### PROBLEM STATEMENT
Repeat the material verbatim and drop the pictures.
## begin PROVIDED DATA
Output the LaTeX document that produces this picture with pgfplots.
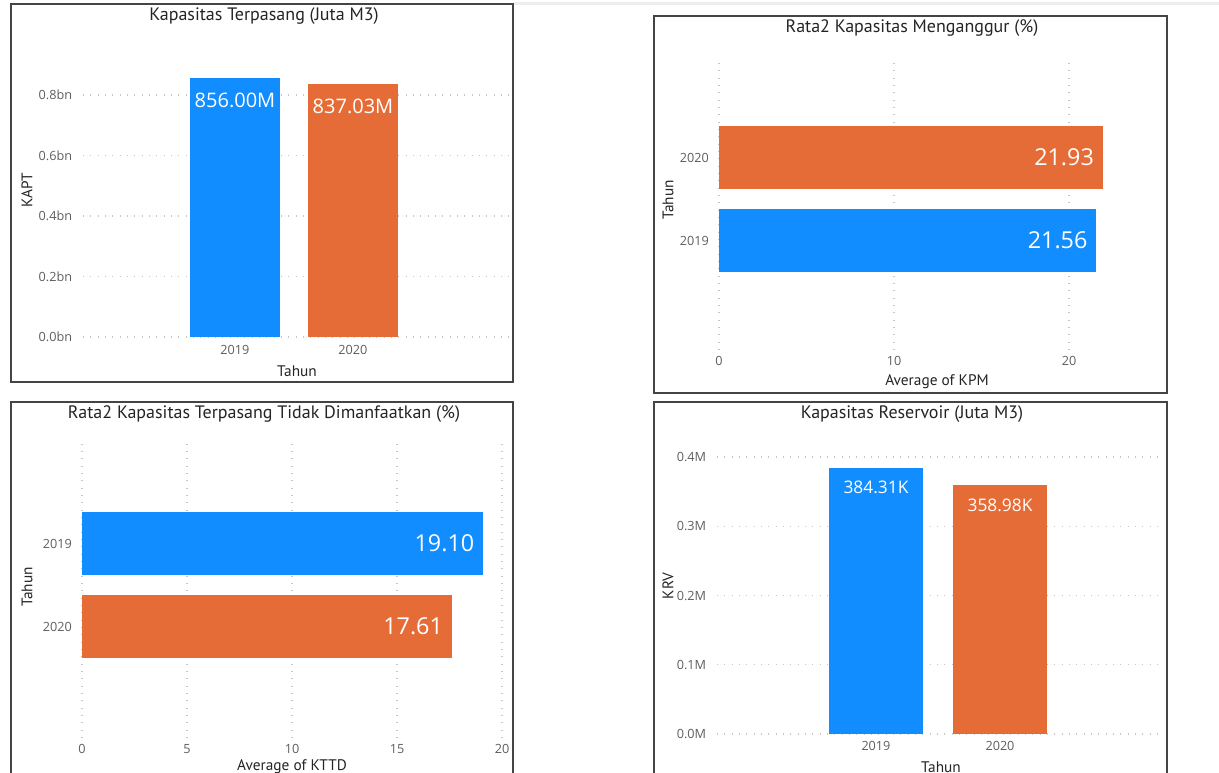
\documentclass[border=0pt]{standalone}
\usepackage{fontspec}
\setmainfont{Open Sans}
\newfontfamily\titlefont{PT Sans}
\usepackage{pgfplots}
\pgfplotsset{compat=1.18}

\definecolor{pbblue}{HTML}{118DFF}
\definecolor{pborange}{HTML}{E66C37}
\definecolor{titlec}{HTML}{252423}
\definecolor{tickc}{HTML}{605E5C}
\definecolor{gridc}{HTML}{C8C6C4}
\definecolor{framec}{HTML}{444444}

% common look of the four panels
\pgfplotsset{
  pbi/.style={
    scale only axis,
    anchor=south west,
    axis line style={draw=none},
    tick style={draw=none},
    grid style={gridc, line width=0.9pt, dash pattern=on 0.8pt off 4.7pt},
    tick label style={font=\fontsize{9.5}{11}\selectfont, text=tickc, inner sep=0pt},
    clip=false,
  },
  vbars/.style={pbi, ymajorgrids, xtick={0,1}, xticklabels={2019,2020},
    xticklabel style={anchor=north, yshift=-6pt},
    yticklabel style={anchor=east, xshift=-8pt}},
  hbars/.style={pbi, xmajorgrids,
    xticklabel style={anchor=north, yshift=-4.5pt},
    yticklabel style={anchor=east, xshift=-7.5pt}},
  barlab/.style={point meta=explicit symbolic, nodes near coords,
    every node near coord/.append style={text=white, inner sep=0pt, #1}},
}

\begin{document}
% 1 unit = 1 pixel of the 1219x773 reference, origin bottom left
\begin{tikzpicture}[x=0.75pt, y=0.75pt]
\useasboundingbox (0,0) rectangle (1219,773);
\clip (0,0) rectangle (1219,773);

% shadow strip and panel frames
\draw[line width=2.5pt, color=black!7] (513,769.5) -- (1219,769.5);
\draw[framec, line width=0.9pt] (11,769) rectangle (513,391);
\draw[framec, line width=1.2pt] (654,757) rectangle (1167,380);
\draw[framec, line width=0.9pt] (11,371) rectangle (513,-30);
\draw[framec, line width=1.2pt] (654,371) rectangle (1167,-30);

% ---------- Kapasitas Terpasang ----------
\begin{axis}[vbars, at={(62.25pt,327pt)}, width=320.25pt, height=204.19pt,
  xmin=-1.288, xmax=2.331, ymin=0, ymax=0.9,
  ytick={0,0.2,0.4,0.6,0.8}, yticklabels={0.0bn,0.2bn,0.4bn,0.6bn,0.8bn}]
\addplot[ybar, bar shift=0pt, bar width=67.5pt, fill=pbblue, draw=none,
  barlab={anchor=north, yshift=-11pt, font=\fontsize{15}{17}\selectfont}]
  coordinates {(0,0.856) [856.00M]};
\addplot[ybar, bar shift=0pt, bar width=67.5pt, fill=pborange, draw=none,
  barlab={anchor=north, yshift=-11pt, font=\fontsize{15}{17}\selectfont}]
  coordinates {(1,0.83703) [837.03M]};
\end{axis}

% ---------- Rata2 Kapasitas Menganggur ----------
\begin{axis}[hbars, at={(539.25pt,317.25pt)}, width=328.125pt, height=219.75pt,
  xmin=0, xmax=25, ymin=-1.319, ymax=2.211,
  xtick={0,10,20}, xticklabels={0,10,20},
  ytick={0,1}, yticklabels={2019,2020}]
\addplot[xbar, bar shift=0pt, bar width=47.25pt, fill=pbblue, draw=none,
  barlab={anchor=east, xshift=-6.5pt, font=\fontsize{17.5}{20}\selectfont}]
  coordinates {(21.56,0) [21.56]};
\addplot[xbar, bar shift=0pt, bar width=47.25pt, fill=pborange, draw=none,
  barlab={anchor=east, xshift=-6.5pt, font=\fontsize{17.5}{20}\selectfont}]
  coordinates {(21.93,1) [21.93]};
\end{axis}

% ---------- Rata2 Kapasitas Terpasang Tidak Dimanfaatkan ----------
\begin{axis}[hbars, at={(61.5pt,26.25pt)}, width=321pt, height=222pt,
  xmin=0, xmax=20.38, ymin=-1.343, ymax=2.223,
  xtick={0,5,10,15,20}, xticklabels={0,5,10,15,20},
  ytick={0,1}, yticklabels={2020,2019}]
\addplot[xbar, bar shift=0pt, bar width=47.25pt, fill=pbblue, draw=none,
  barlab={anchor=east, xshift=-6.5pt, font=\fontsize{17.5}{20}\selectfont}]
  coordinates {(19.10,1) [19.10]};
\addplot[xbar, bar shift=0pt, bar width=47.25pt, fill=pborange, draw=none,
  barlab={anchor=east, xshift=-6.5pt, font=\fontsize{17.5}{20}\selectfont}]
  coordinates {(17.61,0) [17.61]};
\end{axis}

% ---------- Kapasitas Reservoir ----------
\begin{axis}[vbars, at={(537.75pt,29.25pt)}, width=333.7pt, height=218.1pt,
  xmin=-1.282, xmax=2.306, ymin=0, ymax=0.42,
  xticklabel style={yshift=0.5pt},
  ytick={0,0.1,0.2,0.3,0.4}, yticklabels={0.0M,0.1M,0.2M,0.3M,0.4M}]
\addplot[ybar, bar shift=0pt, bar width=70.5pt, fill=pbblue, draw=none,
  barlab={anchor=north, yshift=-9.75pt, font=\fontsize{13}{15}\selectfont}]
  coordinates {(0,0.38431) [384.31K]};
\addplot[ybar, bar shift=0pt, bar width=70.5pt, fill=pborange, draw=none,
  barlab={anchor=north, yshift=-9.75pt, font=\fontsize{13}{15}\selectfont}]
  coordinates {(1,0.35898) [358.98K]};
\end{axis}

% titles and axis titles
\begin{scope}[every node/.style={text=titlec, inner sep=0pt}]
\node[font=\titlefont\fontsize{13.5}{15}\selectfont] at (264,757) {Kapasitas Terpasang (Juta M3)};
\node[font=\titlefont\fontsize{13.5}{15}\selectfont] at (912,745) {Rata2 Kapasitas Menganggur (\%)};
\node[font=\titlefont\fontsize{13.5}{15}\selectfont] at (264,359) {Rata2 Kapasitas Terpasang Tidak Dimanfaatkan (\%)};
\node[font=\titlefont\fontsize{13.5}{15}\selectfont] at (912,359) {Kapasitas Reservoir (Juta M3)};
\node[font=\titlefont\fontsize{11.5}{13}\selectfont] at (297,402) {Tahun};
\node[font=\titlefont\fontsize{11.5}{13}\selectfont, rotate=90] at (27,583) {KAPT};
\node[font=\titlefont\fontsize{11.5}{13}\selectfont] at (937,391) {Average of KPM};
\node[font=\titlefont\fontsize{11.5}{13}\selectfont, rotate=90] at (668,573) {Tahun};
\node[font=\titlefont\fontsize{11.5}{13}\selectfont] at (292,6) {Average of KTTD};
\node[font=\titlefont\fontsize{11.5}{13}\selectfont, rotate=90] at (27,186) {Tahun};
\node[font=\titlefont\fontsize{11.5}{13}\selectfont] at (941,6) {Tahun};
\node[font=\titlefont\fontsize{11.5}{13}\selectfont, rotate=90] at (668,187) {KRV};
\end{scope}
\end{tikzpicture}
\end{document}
## end PROVIDED DATA
### SOLUTION FOR THIS TASK
Output the LaTeX document that produces this picture with pgfplots.
\documentclass[border=0pt]{standalone}
\usepackage{fontspec}
\setmainfont{Open Sans}
\newfontfamily\titlefont{PT Sans}
\usepackage{pgfplots}
\pgfplotsset{compat=1.18}

\definecolor{pbblue}{HTML}{118DFF}
\definecolor{pborange}{HTML}{E66C37}
\definecolor{titlec}{HTML}{252423}
\definecolor{tickc}{HTML}{605E5C}
\definecolor{gridc}{HTML}{C8C6C4}
\definecolor{framec}{HTML}{444444}

% common look of the four panels
\pgfplotsset{
  pbi/.style={
    scale only axis,
    anchor=south west,
    axis line style={draw=none},
    tick style={draw=none},
    grid style={gridc, line width=0.9pt, dash pattern=on 0.8pt off 4.7pt},
    tick label style={font=\fontsize{9.5}{11}\selectfont, text=tickc, inner sep=0pt},
    clip=false,
  },
  vbars/.style={pbi, ymajorgrids, xtick={0,1}, xticklabels={2019,2020},
    xticklabel style={anchor=north, yshift=-6pt},
    yticklabel style={anchor=east, xshift=-8pt}},
  hbars/.style={pbi, xmajorgrids,
    xticklabel style={anchor=north, yshift=-4.5pt},
    yticklabel style={anchor=east, xshift=-7.5pt}},
  barlab/.style={point meta=explicit symbolic, nodes near coords,
    every node near coord/.append style={text=white, inner sep=0pt, #1}},
}

\begin{document}
% 1 unit = 1 pixel of the 1219x773 reference, origin bottom left
\begin{tikzpicture}[x=0.75pt, y=0.75pt]
\useasboundingbox (0,0) rectangle (1219,773);
\clip (0,0) rectangle (1219,773);

% shadow strip and panel frames
\draw[line width=2.5pt, color=black!7] (513,769.5) -- (1219,769.5);
\draw[framec, line width=0.9pt] (11,769) rectangle (513,391);
\draw[framec, line width=1.2pt] (654,757) rectangle (1167,380);
\draw[framec, line width=0.9pt] (11,371) rectangle (513,-30);
\draw[framec, line width=1.2pt] (654,371) rectangle (1167,-30);

% ---------- Kapasitas Terpasang ----------
\begin{axis}[vbars, at={(62.25pt,327pt)}, width=320.25pt, height=204.19pt,
  xmin=-1.288, xmax=2.331, ymin=0, ymax=0.9,
  ytick={0,0.2,0.4,0.6,0.8}, yticklabels={0.0bn,0.2bn,0.4bn,0.6bn,0.8bn}]
\addplot[ybar, bar shift=0pt, bar width=67.5pt, fill=pbblue, draw=none,
  barlab={anchor=north, yshift=-11pt, font=\fontsize{15}{17}\selectfont}]
  coordinates {(0,0.856) [856.00M]};
\addplot[ybar, bar shift=0pt, bar width=67.5pt, fill=pborange, draw=none,
  barlab={anchor=north, yshift=-11pt, font=\fontsize{15}{17}\selectfont}]
  coordinates {(1,0.83703) [837.03M]};
\end{axis}

% ---------- Rata2 Kapasitas Menganggur ----------
\begin{axis}[hbars, at={(539.25pt,317.25pt)}, width=328.125pt, height=219.75pt,
  xmin=0, xmax=25, ymin=-1.319, ymax=2.211,
  xtick={0,10,20}, xticklabels={0,10,20},
  ytick={0,1}, yticklabels={2019,2020}]
\addplot[xbar, bar shift=0pt, bar width=47.25pt, fill=pbblue, draw=none,
  barlab={anchor=east, xshift=-6.5pt, font=\fontsize{17.5}{20}\selectfont}]
  coordinates {(21.56,0) [21.56]};
\addplot[xbar, bar shift=0pt, bar width=47.25pt, fill=pborange, draw=none,
  barlab={anchor=east, xshift=-6.5pt, font=\fontsize{17.5}{20}\selectfont}]
  coordinates {(21.93,1) [21.93]};
\end{axis}

% ---------- Rata2 Kapasitas Terpasang Tidak Dimanfaatkan ----------
\begin{axis}[hbars, at={(61.5pt,26.25pt)}, width=321pt, height=222pt,
  xmin=0, xmax=20.38, ymin=-1.343, ymax=2.223,
  xtick={0,5,10,15,20}, xticklabels={0,5,10,15,20},
  ytick={0,1}, yticklabels={2020,2019}]
\addplot[xbar, bar shift=0pt, bar width=47.25pt, fill=pbblue, draw=none,
  barlab={anchor=east, xshift=-6.5pt, font=\fontsize{17.5}{20}\selectfont}]
  coordinates {(19.10,1) [19.10]};
\addplot[xbar, bar shift=0pt, bar width=47.25pt, fill=pborange, draw=none,
  barlab={anchor=east, xshift=-6.5pt, font=\fontsize{17.5}{20}\selectfont}]
  coordinates {(17.61,0) [17.61]};
\end{axis}

% ---------- Kapasitas Reservoir ----------
\begin{axis}[vbars, at={(537.75pt,29.25pt)}, width=333.7pt, height=218.1pt,
  xmin=-1.282, xmax=2.306, ymin=0, ymax=0.42,
  xticklabel style={yshift=0.5pt},
  ytick={0,0.1,0.2,0.3,0.4}, yticklabels={0.0M,0.1M,0.2M,0.3M,0.4M}]
\addplot[ybar, bar shift=0pt, bar width=70.5pt, fill=pbblue, draw=none,
  barlab={anchor=north, yshift=-9.75pt, font=\fontsize{13}{15}\selectfont}]
  coordinates {(0,0.38431) [384.31K]};
\addplot[ybar, bar shift=0pt, bar width=70.5pt, fill=pborange, draw=none,
  barlab={anchor=north, yshift=-9.75pt, font=\fontsize{13}{15}\selectfont}]
  coordinates {(1,0.35898) [358.98K]};
\end{axis}

% titles and axis titles
\begin{scope}[every node/.style={text=titlec, inner sep=0pt}]
\node[font=\titlefont\fontsize{13.5}{15}\selectfont] at (264,757) {Kapasitas Terpasang (Juta M3)};
\node[font=\titlefont\fontsize{13.5}{15}\selectfont] at (912,745) {Rata2 Kapasitas Menganggur (\%)};
\node[font=\titlefont\fontsize{13.5}{15}\selectfont] at (264,359) {Rata2 Kapasitas Terpasang Tidak Dimanfaatkan (\%)};
\node[font=\titlefont\fontsize{13.5}{15}\selectfont] at (912,359) {Kapasitas Reservoir (Juta M3)};
\node[font=\titlefont\fontsize{11.5}{13}\selectfont] at (297,402) {Tahun};
\node[font=\titlefont\fontsize{11.5}{13}\selectfont, rotate=90] at (27,583) {KAPT};
\node[font=\titlefont\fontsize{11.5}{13}\selectfont] at (937,391) {Average of KPM};
\node[font=\titlefont\fontsize{11.5}{13}\selectfont, rotate=90] at (668,573) {Tahun};
\node[font=\titlefont\fontsize{11.5}{13}\selectfont] at (292,6) {Average of KTTD};
\node[font=\titlefont\fontsize{11.5}{13}\selectfont, rotate=90] at (27,186) {Tahun};
\node[font=\titlefont\fontsize{11.5}{13}\selectfont] at (941,6) {Tahun};
\node[font=\titlefont\fontsize{11.5}{13}\selectfont, rotate=90] at (668,187) {KRV};
\end{scope}
\end{tikzpicture}
\end{document}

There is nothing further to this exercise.